**INSTRUCTIONS FOR THE TASK:** Reproduce every line of the listing as written, apart from the pictures.

**RECORDED INFORMATION:**
===

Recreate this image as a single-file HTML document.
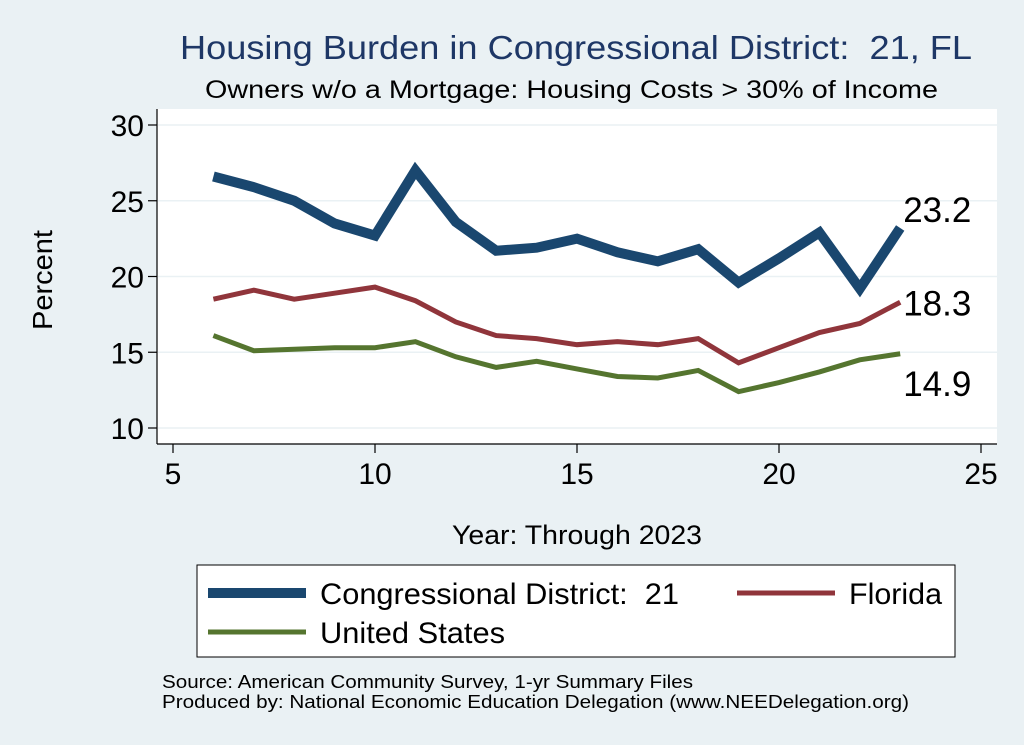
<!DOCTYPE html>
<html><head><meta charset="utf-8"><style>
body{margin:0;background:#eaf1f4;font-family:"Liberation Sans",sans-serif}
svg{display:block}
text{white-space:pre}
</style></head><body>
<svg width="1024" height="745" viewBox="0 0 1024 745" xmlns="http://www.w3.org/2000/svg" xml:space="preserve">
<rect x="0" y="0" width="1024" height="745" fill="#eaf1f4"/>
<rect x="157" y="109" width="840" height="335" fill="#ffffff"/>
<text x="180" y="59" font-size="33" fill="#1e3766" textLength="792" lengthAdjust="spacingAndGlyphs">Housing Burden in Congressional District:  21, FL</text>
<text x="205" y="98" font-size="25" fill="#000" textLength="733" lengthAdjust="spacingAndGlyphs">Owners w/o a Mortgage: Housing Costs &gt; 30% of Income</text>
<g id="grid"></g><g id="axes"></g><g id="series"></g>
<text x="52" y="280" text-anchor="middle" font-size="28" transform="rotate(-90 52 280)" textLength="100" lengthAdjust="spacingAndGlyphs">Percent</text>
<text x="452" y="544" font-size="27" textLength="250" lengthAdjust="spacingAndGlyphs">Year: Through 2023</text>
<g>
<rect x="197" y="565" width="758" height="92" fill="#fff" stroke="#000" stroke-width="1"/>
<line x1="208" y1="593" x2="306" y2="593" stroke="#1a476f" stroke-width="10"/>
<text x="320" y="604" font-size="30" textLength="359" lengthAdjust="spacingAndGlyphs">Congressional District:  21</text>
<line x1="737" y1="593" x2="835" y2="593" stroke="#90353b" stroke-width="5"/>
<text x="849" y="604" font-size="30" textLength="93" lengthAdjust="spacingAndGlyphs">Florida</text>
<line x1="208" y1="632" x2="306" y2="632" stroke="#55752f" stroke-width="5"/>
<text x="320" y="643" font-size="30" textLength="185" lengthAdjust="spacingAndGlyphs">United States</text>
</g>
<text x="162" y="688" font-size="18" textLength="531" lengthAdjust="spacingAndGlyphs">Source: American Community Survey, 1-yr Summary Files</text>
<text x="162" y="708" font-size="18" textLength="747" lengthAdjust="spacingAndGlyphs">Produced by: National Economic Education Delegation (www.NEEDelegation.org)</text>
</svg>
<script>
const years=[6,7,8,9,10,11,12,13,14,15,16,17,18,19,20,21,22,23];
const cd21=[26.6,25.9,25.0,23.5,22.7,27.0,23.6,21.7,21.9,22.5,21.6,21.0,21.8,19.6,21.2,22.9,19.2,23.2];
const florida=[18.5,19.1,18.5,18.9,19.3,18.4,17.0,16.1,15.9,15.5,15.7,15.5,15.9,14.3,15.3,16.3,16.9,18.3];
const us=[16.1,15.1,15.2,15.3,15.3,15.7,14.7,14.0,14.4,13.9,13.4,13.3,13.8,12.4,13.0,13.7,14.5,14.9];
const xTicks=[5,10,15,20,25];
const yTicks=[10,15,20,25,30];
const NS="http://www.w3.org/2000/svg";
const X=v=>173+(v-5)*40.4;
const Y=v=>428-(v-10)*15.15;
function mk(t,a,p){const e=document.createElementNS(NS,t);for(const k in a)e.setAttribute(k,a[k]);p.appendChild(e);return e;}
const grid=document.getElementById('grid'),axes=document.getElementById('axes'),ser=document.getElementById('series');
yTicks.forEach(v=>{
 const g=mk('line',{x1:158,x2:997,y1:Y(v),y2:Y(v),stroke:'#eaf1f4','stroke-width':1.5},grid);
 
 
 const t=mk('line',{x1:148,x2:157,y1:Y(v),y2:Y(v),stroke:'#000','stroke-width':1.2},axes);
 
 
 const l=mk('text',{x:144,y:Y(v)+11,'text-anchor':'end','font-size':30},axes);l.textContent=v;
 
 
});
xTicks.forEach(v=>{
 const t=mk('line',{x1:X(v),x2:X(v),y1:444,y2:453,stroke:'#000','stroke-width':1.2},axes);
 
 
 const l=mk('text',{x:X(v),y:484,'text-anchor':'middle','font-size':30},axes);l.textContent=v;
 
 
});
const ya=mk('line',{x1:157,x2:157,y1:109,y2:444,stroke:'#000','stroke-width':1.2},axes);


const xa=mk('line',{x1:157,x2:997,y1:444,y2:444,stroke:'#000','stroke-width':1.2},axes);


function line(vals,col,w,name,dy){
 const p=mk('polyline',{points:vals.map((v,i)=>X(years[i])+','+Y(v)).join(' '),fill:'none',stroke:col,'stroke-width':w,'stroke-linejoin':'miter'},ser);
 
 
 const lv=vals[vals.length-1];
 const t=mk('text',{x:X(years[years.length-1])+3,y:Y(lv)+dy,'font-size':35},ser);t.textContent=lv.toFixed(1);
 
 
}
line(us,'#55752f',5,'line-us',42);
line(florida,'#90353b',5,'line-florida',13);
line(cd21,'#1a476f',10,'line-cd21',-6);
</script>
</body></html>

===

**RESPONSE TO THE TASK:**
Recreate this image as a single-file HTML document.
<!DOCTYPE html>
<html><head><meta charset="utf-8"><style>
body{margin:0;background:#eaf1f4;font-family:"Liberation Sans",sans-serif}
svg{display:block}
text{white-space:pre}
</style></head><body>
<svg width="1024" height="745" viewBox="0 0 1024 745" xmlns="http://www.w3.org/2000/svg" xml:space="preserve">
<rect x="0" y="0" width="1024" height="745" fill="#eaf1f4"/>
<rect x="157" y="109" width="840" height="335" fill="#ffffff"/>
<text x="180" y="59" font-size="33" fill="#1e3766" textLength="792" lengthAdjust="spacingAndGlyphs">Housing Burden in Congressional District:  21, FL</text>
<text x="205" y="98" font-size="25" fill="#000" textLength="733" lengthAdjust="spacingAndGlyphs">Owners w/o a Mortgage: Housing Costs &gt; 30% of Income</text>
<g id="grid"></g><g id="axes"></g><g id="series"></g>
<text x="52" y="280" text-anchor="middle" font-size="28" transform="rotate(-90 52 280)" textLength="100" lengthAdjust="spacingAndGlyphs">Percent</text>
<text x="452" y="544" font-size="27" textLength="250" lengthAdjust="spacingAndGlyphs">Year: Through 2023</text>
<g>
<rect x="197" y="565" width="758" height="92" fill="#fff" stroke="#000" stroke-width="1"/>
<line x1="208" y1="593" x2="306" y2="593" stroke="#1a476f" stroke-width="10"/>
<text x="320" y="604" font-size="30" textLength="359" lengthAdjust="spacingAndGlyphs">Congressional District:  21</text>
<line x1="737" y1="593" x2="835" y2="593" stroke="#90353b" stroke-width="5"/>
<text x="849" y="604" font-size="30" textLength="93" lengthAdjust="spacingAndGlyphs">Florida</text>
<line x1="208" y1="632" x2="306" y2="632" stroke="#55752f" stroke-width="5"/>
<text x="320" y="643" font-size="30" textLength="185" lengthAdjust="spacingAndGlyphs">United States</text>
</g>
<text x="162" y="688" font-size="18" textLength="531" lengthAdjust="spacingAndGlyphs">Source: American Community Survey, 1-yr Summary Files</text>
<text x="162" y="708" font-size="18" textLength="747" lengthAdjust="spacingAndGlyphs">Produced by: National Economic Education Delegation (www.NEEDelegation.org)</text>
</svg>
<script>
const years=[6,7,8,9,10,11,12,13,14,15,16,17,18,19,20,21,22,23];
const cd21=[26.6,25.9,25.0,23.5,22.7,27.0,23.6,21.7,21.9,22.5,21.6,21.0,21.8,19.6,21.2,22.9,19.2,23.2];
const florida=[18.5,19.1,18.5,18.9,19.3,18.4,17.0,16.1,15.9,15.5,15.7,15.5,15.9,14.3,15.3,16.3,16.9,18.3];
const us=[16.1,15.1,15.2,15.3,15.3,15.7,14.7,14.0,14.4,13.9,13.4,13.3,13.8,12.4,13.0,13.7,14.5,14.9];
const xTicks=[5,10,15,20,25];
const yTicks=[10,15,20,25,30];
const NS="http://www.w3.org/2000/svg";
const X=v=>173+(v-5)*40.4;
const Y=v=>428-(v-10)*15.15;
function mk(t,a,p){const e=document.createElementNS(NS,t);for(const k in a)e.setAttribute(k,a[k]);p.appendChild(e);return e;}
const grid=document.getElementById('grid'),axes=document.getElementById('axes'),ser=document.getElementById('series');
yTicks.forEach(v=>{
 const g=mk('line',{x1:158,x2:997,y1:Y(v),y2:Y(v),stroke:'#eaf1f4','stroke-width':1.5},grid);
 
 
 const t=mk('line',{x1:148,x2:157,y1:Y(v),y2:Y(v),stroke:'#000','stroke-width':1.2},axes);
 
 
 const l=mk('text',{x:144,y:Y(v)+11,'text-anchor':'end','font-size':30},axes);l.textContent=v;
 
 
});
xTicks.forEach(v=>{
 const t=mk('line',{x1:X(v),x2:X(v),y1:444,y2:453,stroke:'#000','stroke-width':1.2},axes);
 
 
 const l=mk('text',{x:X(v),y:484,'text-anchor':'middle','font-size':30},axes);l.textContent=v;
 
 
});
const ya=mk('line',{x1:157,x2:157,y1:109,y2:444,stroke:'#000','stroke-width':1.2},axes);


const xa=mk('line',{x1:157,x2:997,y1:444,y2:444,stroke:'#000','stroke-width':1.2},axes);


function line(vals,col,w,name,dy){
 const p=mk('polyline',{points:vals.map((v,i)=>X(years[i])+','+Y(v)).join(' '),fill:'none',stroke:col,'stroke-width':w,'stroke-linejoin':'miter'},ser);
 
 
 const lv=vals[vals.length-1];
 const t=mk('text',{x:X(years[years.length-1])+3,y:Y(lv)+dy,'font-size':35},ser);t.textContent=lv.toFixed(1);
 
 
}
line(us,'#55752f',5,'line-us',42);
line(florida,'#90353b',5,'line-florida',13);
line(cd21,'#1a476f',10,'line-cd21',-6);
</script>
</body></html>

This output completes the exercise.